A few quick thoughts on Seahawks loss in San Francisco

Four days after one of their biggest wins under Pete Carroll, the Seahawks came crashing back to earth Thursday night in a 13-6 loss to the San Francisco 49ers.

This certainly doesn’t have to be a devastating, season-altering loss for the Seahawks. The 49ers are a very good team, despite their loss last weekend, and the Seahawks are still 4-3 with plenty of season left to play themselves into a playoff berth. That being said, however, this was a reminder that the Seahawks have some improving to do, particularly on offense, if they are going to be a playoff team.

So what did we learn from Thursday’s loss?

Seattle’s offense isn’t as good as it looked last week

The Seahawks once again tried to hit some big plays down the field after having so much success with the deep ball against New England. The difference Thursday, of course, is that the 49ers have a competent (actually better than that) secondary, so this time around chucking the ball down the field and hoping for the best didn’t work out.

Rookie quarterback opened the game looking he was prepared to build off of last week’s win, but some costly drops killed a couple of drives, then in the second half he and the rest of the offense struggled to get anything going. Wilson completed just 3 of 10 passes in the second half for 19 yards, and made one critical mistake when he tried to force a deep pass to Braylon Edwards despite triple coverage, leading to Seattle’s only turnover. After that third quarter interception, the Seahawks had the ball three times in the fourth quarter in a one-score game, and those three possessions netted just 24 yards and one first down.
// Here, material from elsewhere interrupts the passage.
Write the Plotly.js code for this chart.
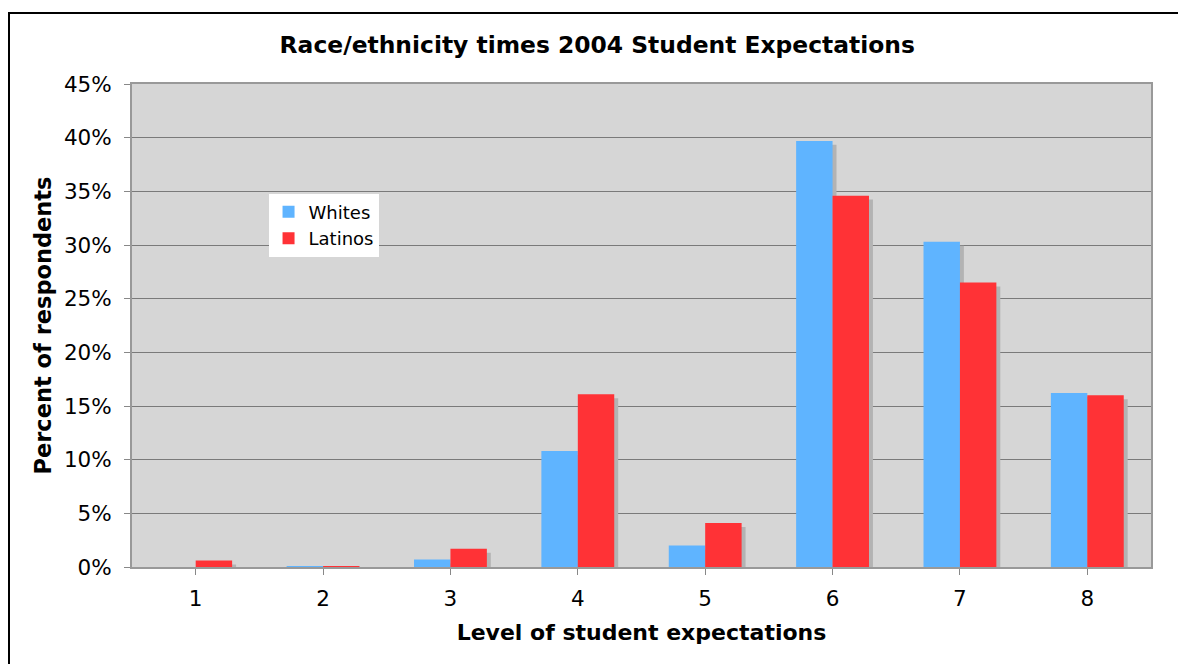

… Nor is it as bad as it looked Thursday

Yes, 251 yards and 6 points is a bad day no matter how you slice it up. That being said, however, the 49ers do have one of the best defense in the league and were playing angry after a humiliating loss last weekend (the 49ers have now outscored opponents 106-17 in five games following a loss dating back to last season).

It will not always be as easy as it was for Seattle’s passing game as it was against New England, but it also won’t always been this difficult. With a few extra days to prepare, it would not be surprising to see the Seahawks’ offense take a big step forward next week in Detroit.

An already tough challenge was also made a lot worse by a number of big drops from Robert Turbin (on what might have been a touchdown) Doug Baldwin, Evan Moore and Marshawn Lynch.

And while little went right for the Seahawks on offense, it is worth noting that Lynch did rush for 103 yards on 19 carries, showing that Seattle can run the ball against even the best defenses.

NFC West teams play some serious defense

Coming into Thursday’s game, four of the top five scoring defense in the NFL were the four teams in the NFC West. All four teams also rank in the top 10 in yards allowed per game.

In other words, this game was pretty much what we all thought it would be.

Seattle’s run defense is not, as it turns out, impenetrable

Through six games, the Seahawks had the No. 2 run defense in the league, giving up 70 yards per game. No team had rushed for more than 87 yards.

On Thursday, however, the 49ers rushed for 175 yards and Frank Gore had 131 on 16 carries. Gore had 92 yards in the second half on 10 carries.

The only good news for Seattle in that department is that 49ers do have the league’s best rushing attack, so it should get easier.

The 49ers won the special teams battle

Thanks in large part to the play of 49ers punter Andy Lee, the Seahawks average starting field position was their own 15-yard line, the worst for any team this season according to ESPN Stats &Info. Facing the 49ers defense, that would make for an uphill battle for even the best NFL offenses. And the Seahawks are not one of the best NFL offense (Captain Obvious, reporting for duty).

The 49ers, meanwhile, enjoyed pretty good field position in no small part thanks to the ability to get return yardage out of Tedd Ginn Jr., who had 70 yards on three punt returns.

Jim Harbaugh doesn’t care about your bets

At the end of the game, something odd happened. A penalty was called on Seattle in the end zone, resulting in a safety. The call of a personal-foul chop block appeared to be a dubious one, but had no impact on the game because it was fourth down and Ben Obomanu came up inches short of the first down. But rather than take the two points and get the ball back on a free kick, Harbaugh elected to have the officials measure, then he declined the penalty—and as a result those two points—when it was determined that the Seahawks had come up short.

And before anyone cooks up any conspiracy theories, that was the safe call by Harbaugh. Seattle had no timeouts, so by declining the penalty, San Francisco could take a knee to end the game. Had the 49ers taken the safety, the Seahawks could have gone for an onside kick, then if they recovered that, theoretically they could have made a game out of it with a quick score and another onside kick. Is that an insanely unlikely scenario? Absolutely, but it’s probably more likely than an NFL team fumbling while taking a knee, then giving up an 80-yard drive with very little time remaining.

But while that decision had no impact on the outcome of the game, it did cause a lot of money to change hands. In Vegas and most online betting sites, the point-spread Thursday was in the 7-7.5-point range. So for a moment, everyone who had the 49ers thought they had pulled out an unlikely cover when the safety was called. Instead, Harbaugh took money out of the pockets of the very people who put their money on his team.